Après les infirmières de l'hôpital Charles-LeMoyne, de l'hôpital Maisonneuve-Rosemont et de l'hôpital du Haut-Richelieu, c'était au tour de cinq de leurs collègues de l'hôpital Pierre-Boucher de Longueuil de refuser, hier, de rentrer au travail pour dénoncer leurs conditions de travail.

«On doit toujours rester la nuit pour combler le manque de personnel, mais là, ça suffit», a lancé Liliane Houle.

Ses collègues et elle n'ont pas fait leur quart de travail prévu hier de 16h à minuit. «Depuis plusieurs soirs, on est obligées de faire des heures supplémentaires la nuit, a-t-elle raconté. On nous l'impose, car, sinon, l'hôpital ne respecterait pas le minimum de personnel requis par le code déontologique. Par exemple, on a trois collègues en congé de maternité qui n'ont pas été remplacées. On est épuisées. Il y a des problèmes criants d'épuisement dans le personnel. Il faut que ça change.»

Le moyen de pression était seulement prévu pour une soirée, a indiqué Mme Houle.

D'autres infirmières pourraient bientôt les imiter, prévient Daniel Gilbert, vice-président de la Fédération interprofessionnelle de la santé du Québec (FIQ). «Les infirmières sont épuisées, elles sont sur le bord de tomber au champ de bataille. On ne peut pas tenir longtemps comme ça.»
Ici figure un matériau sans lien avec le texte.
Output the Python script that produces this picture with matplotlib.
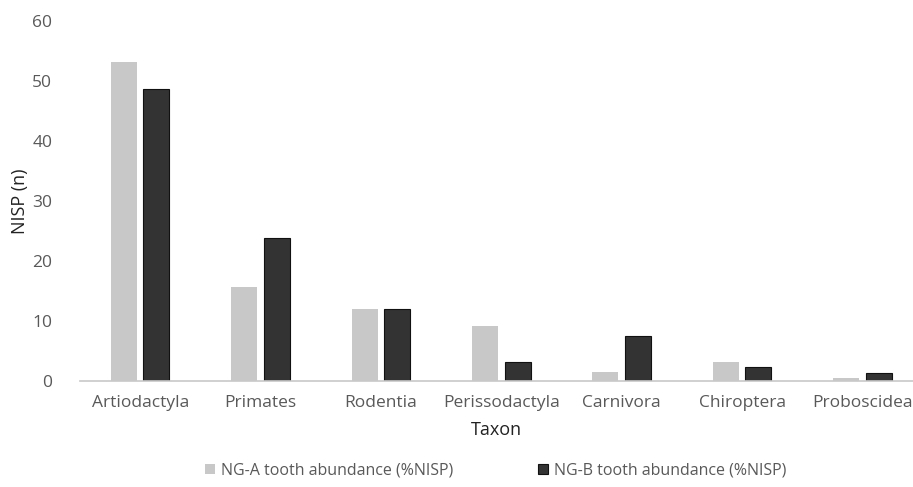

Samedi soir, à l'hôpital Charles-LeMoyne, six infirmières mécontentes ont également refusé de travailler. Un médiateur du service des soins essentiels est intervenu. «Il a garanti que l'employeur ne contraindrait aucune infirmière ou infirmière auxiliaire à rester au travail après le changement de quart, le soir à 23h30. Comme elles n'ont pas fait d'heures supplémentaires, le nombre de professionnels en fonction la nuit était sous les normes requises.»

Pénurie?

Y a-t-il pénurie d'infirmières? Non, prétend le président du Conseil pour la protection des malades, Paul Brunet. En entrevue hier avec La Presse Canadienne, il a soutenu que la pénurie était un mythe.

L'année dernière, l'Ordre des infirmières et infirmiers du Québec (OIIQ) comptait 70 587 membres, un record. Le problème, selon M. Brunet: les mauvaises conditions de travail du secteur public, qui pousseraient les infirmières à travailler dans le privé.

La FIQ croit également que les conditions posent problème, et que le personnel pourrait être mieux utilisé.

Elle demande qu'on applique la loi 90, qui confère de nouvelles tâches aux infirmières auxiliaires. «Seulement 40% des infirmières auxiliaires ont des postes à temps plein. Il faut utiliser toutes les ressources», insiste son vice-président, M. Gilbert.

Mais il répète que la pénurie existe bel et bien, et qu'elle persistera même si on applique la loi 90. «Il manque environ 4000 infirmières dans le réseau public, estime-t-il. Et de plus, il y en a 15 000 qui sont admissibles à la retraite. Il faut améliorer les conditions de travail pour convaincre le personnel plus âgé de garder son travail.»

Négociations intensives

Ces moyens de pression et débats surviennent alors que la convention collective des infirmières et de 400 000 autres employés du secteur public arrive à échéance le 31 mars.

Les infirmières demandent notamment la création de postes permanents, des horaires de 4 jours à 33h/semaine, ainsi que des augmentations salariales de 11,25% en 3 ans. Elles sont reçu l'appui des Fédérations des médecins spécialistes (FMSQ) et des omnipraticiens (FMOQ).

Le gouvernement estime que les demandes des infirmières s'élèvent à 410 millions (excluant les hausses salariales).

«Dans les derniers jours, la négociation n'a pas bougé», dit M. Gilbert. Québec propose d'entamer dès aujourd'hui un «blitz de négociations».